Entonces, no hagamos caso a aquellos que niegan la Resurrección corporal de Jesús, ni a aquellos que ponen en duda Su presencia real en la Eucaristía, ni a aquellos otros que colocan al Señor al mismo nivel con los fundadores de otras religiones, falsificando así el mandato misionero que el Hijo de Dios nos dejó… Oremos por ellos, para que despierten y se aparten de esos errores. Nosotros, por el contrario, confesemos de palabra y con las obras: “¡El Señor ha resucitado! ¡Aleluya!” Es por eso que la esperanza está viva: ¡se llama Jesús!
Ahora, echemos una mirada a los personajes de este relato, que son los primeros en confrontarse a la realidad del sepulcro vacío. Como primera, está María de Magdala, que había querido demostrarle su amor al Señor aun en la muerte, y llega al sepulcro antes del amanecer. María representa el amor fiel de la mujer. En nuestra Iglesia, son frecuentemente las mujeres quienes permanecen fieles al Señor, en medio de la “noche de la fe”, que se apodera más y más del mundo e incluso de la Iglesia. En medio de la oscuridad soviética, fueron las ancianas rusas –las “babushkas”– quienes permanecieron junto al sepulcro de la Iglesia perseguida, cultivándola con su amor.
Y ahora María Magdalena se convierte en mensajera, aunque en primera instancia sólo anuncia el sepulcro vacío. “Se han llevado al Señor y no sabemos dónde lo han puesto” –exclama María, y en estas palabras se refleja su dolor. ¡Ni siquiera a los difuntos se los deja en paz! ¿Dónde está su Señor? ¿Acaso habrán sido los que lo sepultaron quienes se llevaron el cuerpo? ¿Será que también los que quieren enterrar a la Iglesia quieren hacerlo radicalmente, haciendo desaparecer hasta las huellas del Señor en los corazones creyentes?
En segundo lugar, aparecen Pedro y Juan, quienes, habiendo sido llamados por María, se apresuran a llegar al sepulcro. Juan iba de primero y se asomó, pero le dejó a Pedro el primer lugar para entrar.
Se suele interpretar que Juan, el discípulo amado del Señor, supo reconocer más rápidamente algunas cosas, gracias al amor que le tenía a Jesús. Y realmente es así: el amor abre totalmente los ojos, porque Dios mismo es el amor. Pero conviene añadirle al amor el término “verdadero”: amor verdadero… Sí, el amor debe estar arraigado en la verdad. De lo contrario, podría convertirse en un sentimiento ciego, que no es capaz de reconocer realmente.

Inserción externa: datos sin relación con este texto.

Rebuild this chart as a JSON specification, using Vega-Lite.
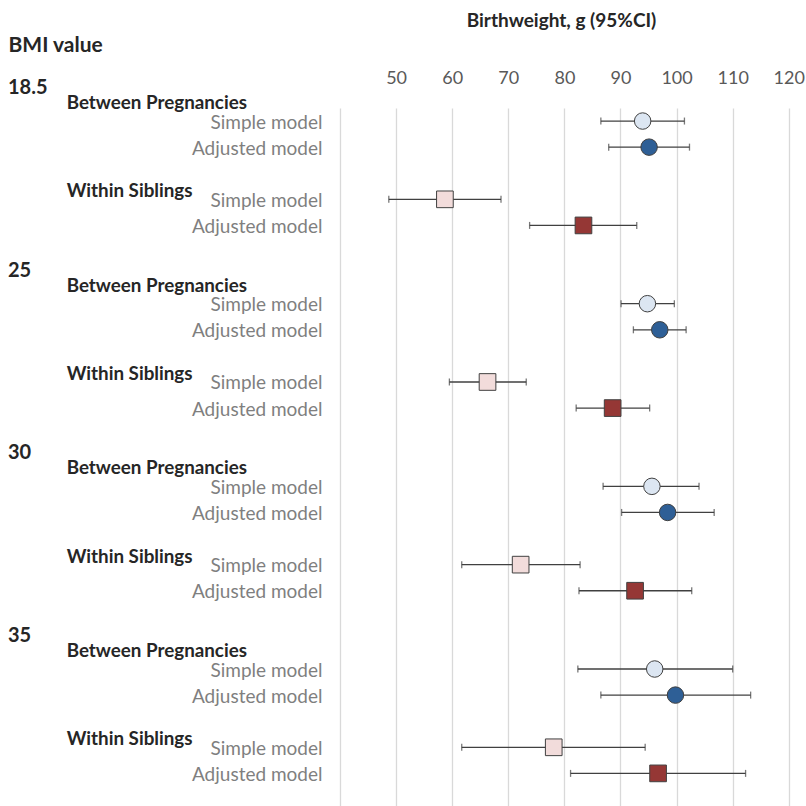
{
  "$schema": "https://vega.github.io/schema/vega-lite/v6.json",
  "autosize": "none",
  "width": 460,
  "height": 698,
  "padding": {"left": 340, "top": 108, "right": 6, "bottom": 0},
  "background": "white",
  "config": {"view": {"stroke": null}, "font": "Lato"},
  "datasets": {
    "est": [
      {"row": "18.5|Between Pregnancies|Simple model", "bmi": "18.5", "group": "Between Pregnancies", "model": "Simple model", "est": 93.95, "lo": 86.5, "hi": 101.4},
      {"row": "18.5|Between Pregnancies|Adjusted model", "bmi": "18.5", "group": "Between Pregnancies", "model": "Adjusted model", "est": 95.1, "lo": 87.9, "hi": 102.3},
      {"row": "18.5|Within Siblings|Simple model", "bmi": "18.5", "group": "Within Siblings", "model": "Simple model", "est": 58.7, "lo": 48.7, "hi": 68.7},
      {"row": "18.5|Within Siblings|Adjusted model", "bmi": "18.5", "group": "Within Siblings", "model": "Adjusted model", "est": 83.4, "lo": 73.8, "hi": 92.9},
      {"row": "25|Between Pregnancies|Simple model", "bmi": "25", "group": "Between Pregnancies", "model": "Simple model", "est": 94.8, "lo": 90.1, "hi": 99.6},
      {"row": "25|Between Pregnancies|Adjusted model", "bmi": "25", "group": "Between Pregnancies", "model": "Adjusted model", "est": 97.0, "lo": 92.3, "hi": 101.7},
      {"row": "25|Within Siblings|Simple model", "bmi": "25", "group": "Within Siblings", "model": "Simple model", "est": 66.3, "lo": 59.5, "hi": 73.2},
      {"row": "25|Within Siblings|Adjusted model", "bmi": "25", "group": "Within Siblings", "model": "Adjusted model", "est": 88.6, "lo": 82.1, "hi": 95.2},
      {"row": "30|Between Pregnancies|Simple model", "bmi": "30", "group": "Between Pregnancies", "model": "Simple model", "est": 95.6, "lo": 86.9, "hi": 104.0},
      {"row": "30|Between Pregnancies|Adjusted model", "bmi": "30", "group": "Between Pregnancies", "model": "Adjusted model", "est": 98.4, "lo": 90.2, "hi": 106.7},
      {"row": "30|Within Siblings|Simple model", "bmi": "30", "group": "Within Siblings", "model": "Simple model", "est": 72.2, "lo": 61.7, "hi": 82.8},
      {"row": "30|Within Siblings|Adjusted model", "bmi": "30", "group": "Within Siblings", "model": "Adjusted model", "est": 92.6, "lo": 82.6, "hi": 102.7},
      {"row": "35|Between Pregnancies|Simple model", "bmi": "35", "group": "Between Pregnancies", "model": "Simple model", "est": 96.1, "lo": 82.4, "hi": 110.0},
      {"row": "35|Between Pregnancies|Adjusted model", "bmi": "35", "group": "Between Pregnancies", "model": "Adjusted model", "est": 99.8, "lo": 86.5, "hi": 113.2},
      {"row": "35|Within Siblings|Simple model", "bmi": "35", "group": "Within Siblings", "model": "Simple model", "est": 78.1, "lo": 61.7, "hi": 94.4},
      {"row": "35|Within Siblings|Adjusted model", "bmi": "35", "group": "Within Siblings", "model": "Adjusted model", "est": 96.7, "lo": 81.1, "hi": 112.3}
    ],
    "hdr": [
      {"row": "18.5|Between Pregnancies|Simple model", "text": "18.5", "kind": "bmi"},
      {"row": "18.5|Between Pregnancies|Simple model", "text": "Between Pregnancies", "kind": "bp"},
      {"row": "18.5|Within Siblings|Simple model", "text": "Within Siblings", "kind": "ws"},
      {"row": "25|Between Pregnancies|Simple model", "text": "25", "kind": "bmi"},
      {"row": "25|Between Pregnancies|Simple model", "text": "Between Pregnancies", "kind": "bp"},
      {"row": "25|Within Siblings|Simple model", "text": "Within Siblings", "kind": "ws"},
      {"row": "30|Between Pregnancies|Simple model", "text": "30", "kind": "bmi"},
      {"row": "30|Between Pregnancies|Simple model", "text": "Between Pregnancies", "kind": "bp"},
      {"row": "30|Within Siblings|Simple model", "text": "Within Siblings", "kind": "ws"},
      {"row": "35|Between Pregnancies|Simple model", "text": "35", "kind": "bmi"},
      {"row": "35|Between Pregnancies|Simple model", "text": "Between Pregnancies", "kind": "bp"},
      {"row": "35|Within Siblings|Simple model", "text": "Within Siblings", "kind": "ws"}
    ]
  },
  "encoding": {
    "y": {
      "field": "row",
      "type": "nominal",
      "sort": null,
      "scale": {
        "type": "band",
        "domain": [
          "18.5|Between Pregnancies|Simple model", "18.5|Between Pregnancies|Adjusted model", "gap1",
          "18.5|Within Siblings|Simple model", "18.5|Within Siblings|Adjusted model", "gap2", "gap3",
          "25|Between Pregnancies|Simple model", "25|Between Pregnancies|Adjusted model", "gap4",
          "25|Within Siblings|Simple model", "25|Within Siblings|Adjusted model", "gap5", "gap6",
          "30|Between Pregnancies|Simple model", "30|Between Pregnancies|Adjusted model", "gap7",
          "30|Within Siblings|Simple model", "30|Within Siblings|Adjusted model", "gap8", "gap9",
          "35|Between Pregnancies|Simple model", "35|Between Pregnancies|Adjusted model", "gap10",
          "35|Within Siblings|Simple model", "35|Within Siblings|Adjusted model"
        ],
        "paddingInner": 0,
        "paddingOuter": 0.375,
        "align": 0
      },
      "axis": {
        "orient": "left",
        "domain": false,
        "ticks": false,
        "grid": false,
        "labelExpr": "length(split(datum.value, '|')) > 2 ? split(datum.value, '|')[2] : ''",
        "labelPadding": 18,
        "labelOffset": 1.5,
        "labelFont": "Lato",
        "labelFontSize": 19,
        "labelColor": "#7f7f7f",
        "labelAlign": "right",
        "title": "BMI value",
        "titleAngle": 0,
        "titleX": -332,
        "titleY": -63,
        "titleAlign": "left",
        "titleBaseline": "middle",
        "titleFont": "Lato",
        "titleFontSize": 21,
        "titleFontWeight": "bold",
        "titleColor": "#262626"
      }
    }
  },
  "layer": [
    {
      "data": {"name": "est"},
      "mark": {"type": "rule", "color": "#404040", "strokeWidth": 1.3},
      "encoding": {
        "x": {
          "field": "lo",
          "type": "quantitative",
          "scale": {"domain": [40, 122], "nice": false, "zero": false},
          "axis": {
            "orient": "top",
            "values": [40, 50, 60, 70, 80, 90, 100, 110, 120],
            "labelExpr": "datum.value == 40 ? '' : datum.label",
            "grid": true,
            "gridColor": "#d9d9d9",
            "gridWidth": 1.3,
            "domain": false,
            "ticks": false,
            "tickSize": 0,
            "labelPadding": 30,
            "labelBaseline": "middle",
            "labelFont": "Lato",
            "labelFontSize": 18,
            "labelColor": "#595959",
            "title": "Birthweight, g (95%CI)",
            "titleX": 221,
            "titleY": -88,
            "titleBaseline": "middle",
            "titleFont": "Lato",
            "titleFontSize": 19,
            "titleFontWeight": "bold",
            "titleColor": "#262626"
          }
        },
        "x2": {"field": "hi"}
      }
    },
    {
      "data": {"name": "est"},
      "mark": {"type": "tick", "color": "#404040", "thickness": 1.3, "size": 7},
      "encoding": {"x": {"field": "lo", "type": "quantitative"}}
    },
    {
      "data": {"name": "est"},
      "mark": {"type": "tick", "color": "#404040", "thickness": 1.3, "size": 7},
      "encoding": {"x": {"field": "hi", "type": "quantitative"}}
    },
    {
      "data": {"name": "est"},
      "transform": [{"filter": "datum.group == 'Between Pregnancies' && datum.model == 'Simple model'"}],
      "mark": {"type": "point", "shape": "circle", "filled": true, "fill": "#dce6f2", "stroke": "#404040", "strokeWidth": 1, "size": 272, "opacity": 1},
      "encoding": {"x": {"field": "est", "type": "quantitative"}}
    },
    {
      "data": {"name": "est"},
      "transform": [{"filter": "datum.group == 'Between Pregnancies' && datum.model == 'Adjusted model'"}],
      "mark": {"type": "point", "shape": "circle", "filled": true, "fill": "#2e5f96", "stroke": "#404040", "strokeWidth": 1, "size": 272, "opacity": 1},
      "encoding": {"x": {"field": "est", "type": "quantitative"}}
    },
    {
      "data": {"name": "est"},
      "transform": [{"filter": "datum.group == 'Within Siblings' && datum.model == 'Simple model'"}],
      "mark": {"type": "point", "shape": "square", "filled": true, "fill": "#f2dcdb", "stroke": "#404040", "strokeWidth": 1, "size": 278, "opacity": 1},
      "encoding": {"x": {"field": "est", "type": "quantitative"}}
    },
    {
      "data": {"name": "est"},
      "transform": [{"filter": "datum.group == 'Within Siblings' && datum.model == 'Adjusted model'"}],
      "mark": {"type": "point", "shape": "square", "filled": true, "fill": "#953735", "stroke": "#404040", "strokeWidth": 1, "size": 278, "opacity": 1},
      "encoding": {"x": {"field": "est", "type": "quantitative"}}
    },
    {
      "data": {"name": "hdr"},
      "transform": [{"filter": "datum.kind == 'bmi'"}],
      "mark": {"type": "text", "align": "left", "baseline": "middle", "dy": -33, "font": "Lato", "fontSize": 20, "fontWeight": "bold", "color": "#262626"},
      "encoding": {"x": {"datum": -19.18, "type": "quantitative"}, "text": {"field": "text"}}
    },
    {
      "data": {"name": "hdr"},
      "transform": [{"filter": "datum.kind == 'bp'"}],
      "mark": {"type": "text", "align": "left", "baseline": "middle", "dy": -18, "font": "Lato", "fontSize": 18.8, "fontWeight": "bold", "color": "#262626"},
      "encoding": {"x": {"datum": -8.72, "type": "quantitative"}, "text": {"field": "text"}}
    },
    {
      "data": {"name": "hdr"},
      "transform": [{"filter": "datum.kind == 'ws'"}],
      "mark": {"type": "text", "align": "left", "baseline": "middle", "dy": -8, "font": "Lato", "fontSize": 18.8, "fontWeight": "bold", "color": "#262626"},
      "encoding": {"x": {"datum": -8.72, "type": "quantitative"}, "text": {"field": "text"}}
    }
  ]
}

Pedro, que ya había asumido la primacía entre los apóstoles y a quien el Señor se la confió para ejercerla en la Iglesia entera, es el primero en entrar al sepulcro. Posteriormente, su misión y la de todos sus sucesores será la de anunciar oficialmente la Resurrección de Cristo a lo largo de los siglos, y profesar la fe verdadera.
Pero en aquel momento lo que hablaba era el sepulcro vacío, los lienzos, el sudario plegado… Juan vio y creyó, pero aún no comprendían realmente la Resurrección de Jesús de entre los muertos, tal como el Señor se la había predicho. Tendrán que recorrer un camino hasta llegar a una comprensión plena. Jesús mismo se encargará de conducirlos hasta ahí, y lo mismo hará con nosotros, para que la realidad de Su Resurrección esté profunda y firmemente arraigada en nuestra fe, y sea una constante fuente de esperanza.